Sunday, January 15, 2006

Tract Society

Thomas Frank, the author of What's the Matter with Kansas? and editor of The Baffler has a review in the February issue of Harpers of 100 People Who Are Screwing Up America (And Al Franken Is #37), by Bernard Goldberg. 100 People is the kind of book that I would only read under the circumstances that Frank did -- for pay and with the opportunity to mock in print. It is essentially a tract for the converted. The production of such tracts, from both the left and right, has exploded in the Bush years and I have reviewed three of them and briefly looked at several more. Most of them are awful. Those on the right seem worse and I'm not sure if it is because liberals are at least attacking the party in power or because this kind of thing has a larger audience on the Right and thus casts a wider net.

Whatever the reason, most authors of these political tracts lack the wit and subtlety of Jack T. Chick. They all make valid points. I agree with Ann Coulter that some of the mockery of Dan Quayle was unfair though I am not nearly upset about it as she is. And I'm sure that many on the left are as Unhinged as Michelle Malkin believes them to be, though I would take her more seriously is she didn't seem so unhinged herself and didn't link to patently looney rightwing nutcases such as the Anti-Idiotarian Rottweiler.
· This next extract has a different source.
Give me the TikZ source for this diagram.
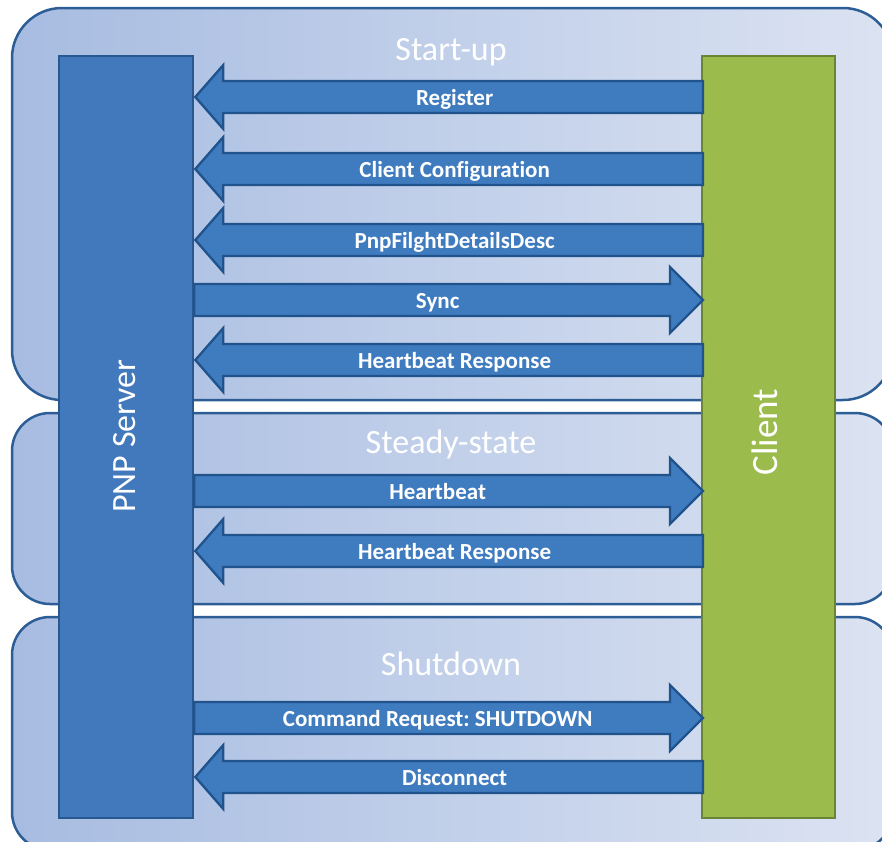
\documentclass[tikz,border=0pt]{standalone}
\usepackage{fontspec}
\setmainfont[Ligatures=CommonOff]{Carlito}
\usetikzlibrary{calc}
\frenchspacing
\definecolor{panelL}{HTML}{A7BCE1}
\definecolor{panelR}{HTML}{DCE3F2}
\definecolor{panelB}{HTML}{2C5D95}
\definecolor{srvF}{HTML}{4179BC}
\definecolor{srvB}{HTML}{285890}
\definecolor{cliF}{HTML}{9BBB4D}
\definecolor{cliB}{HTML}{6A8635}
\definecolor{arrF}{HTML}{3F7BBF}
\definecolor{arrB}{HTML}{20538C}
\tikzset{
  panel/.style={draw=panelB, line width=2.5pt, left color=panelL, right color=panelR},
  actor/.style={line width=2.3pt, inner sep=0pt, anchor=north west},
  msg/.style={fill=arrF, draw=arrB, line width=2.3pt},
  lbl/.style={text=white, font=\bfseries\fontsize{23}{27}\selectfont, inner sep=0pt, text height=15pt, text depth=0pt},
  ttl/.style={text=white, font=\fontsize{34}{40}\selectfont, inner sep=0pt, text height=21pt, text depth=0pt},
  vtxt/.style={text=white, rotate=90, inner sep=0pt, text height=21pt, text depth=0pt},
}
\newcommand\msgL[3]{%
  \coordinate (#1s) at (srv.east |- 0,#2);
  \coordinate (#1c) at (cli.west |- 0,#2);
  \draw[msg] ($(#1c)+(2,-16)$) -- ($(#1s)+(29,-16)$) -- ($(#1s)+(29,-32)$) -- ($(#1s)+(1,0)$)
     -- ($(#1s)+(29,32)$) -- ($(#1s)+(29,16)$) -- ($(#1c)+(2,16)$) -- cycle;
  \node[lbl] (#1) at ($(#1s)!0.5!(#1c)+(7,1)$) {#3};}
\newcommand\msgR[3]{%
  \coordinate (#1s) at (srv.east |- 0,#2);
  \coordinate (#1c) at (cli.west |- 0,#2);
  \draw[msg] ($(#1s)+(0,-16)$) -- ($(#1c)+(-31,-16)$) -- ($(#1c)+(-31,-33)$) -- ($(#1c)+(2,0)$)
     -- ($(#1c)+(-31,33)$) -- ($(#1c)+(-31,16)$) -- ($(#1s)+(0,16)$) -- cycle;
  \node[lbl] (#1) at ($(#1s)!0.5!(#1c)+(-10,1)$) {#3};}
\begin{document}
\begin{tikzpicture}[x=1pt,y=-1pt]
\useasboundingbox (0,0) rectangle (882,841);
% phase panels
\draw[panel, rounded corners=50pt] (12,8) rectangle (893,400);
\draw[panel, rounded corners=38pt] (12,413) rectangle (893,604);
\draw[panel, rounded corners=38pt] (12,617) rectangle (893,850);
% actors
\node[actor, draw=srvB, fill=srvF, minimum width=134pt, minimum height=762pt] (srv) at (58,55) {};
\node[actor, draw=cliB, fill=cliF, minimum width=133pt, minimum height=762pt] (cli) at (701,55) {};
\node[vtxt, font=\fontsize{34}{40}\selectfont] (srvt) at (125,436) {PNP Server};
\node[vtxt, font=\fontsize{37}{42}\selectfont] (clit) at (767,432) {Client};
% titles
\node[ttl] (t1) at (451,50) {Start-up};
\node[ttl] (t2) at (451,443) {Steady-state};
\node[ttl] (t3) at (451,665) {Shutdown};
% messages
\msgL{m1}{97}{Register}
\msgL{m2}{169}{Client Configuration}
\msgL{m3}{240}{PnpFilghtDetailsDesc}
\msgR{m4}{300}{Sync}
\msgL{m5}{360}{Heartbeat Response}
\msgR{m6}{491}{Heartbeat}
\msgL{m7}{551}{Heartbeat Response}
\msgR{m8}{718}{Command Request: SHUTDOWN}
\msgL{m9}{777}{Disconnect}
\end{tikzpicture}
\end{document}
This description by Frank probably applies to them all:
This is a book that scarcely requires an author. You could have assembled it yourself, with an afternoon's browsing of the major right-wing websites and a copy of the collected speeches of Spiro Agnew for stylistic guidance. And yet it stubbornly remained on the bestseller list for weeks. Why?
Perhaps it is the literary equivalent of one of those K-Tel albums from the Seventies: the greatest, most irritating hits of the decade.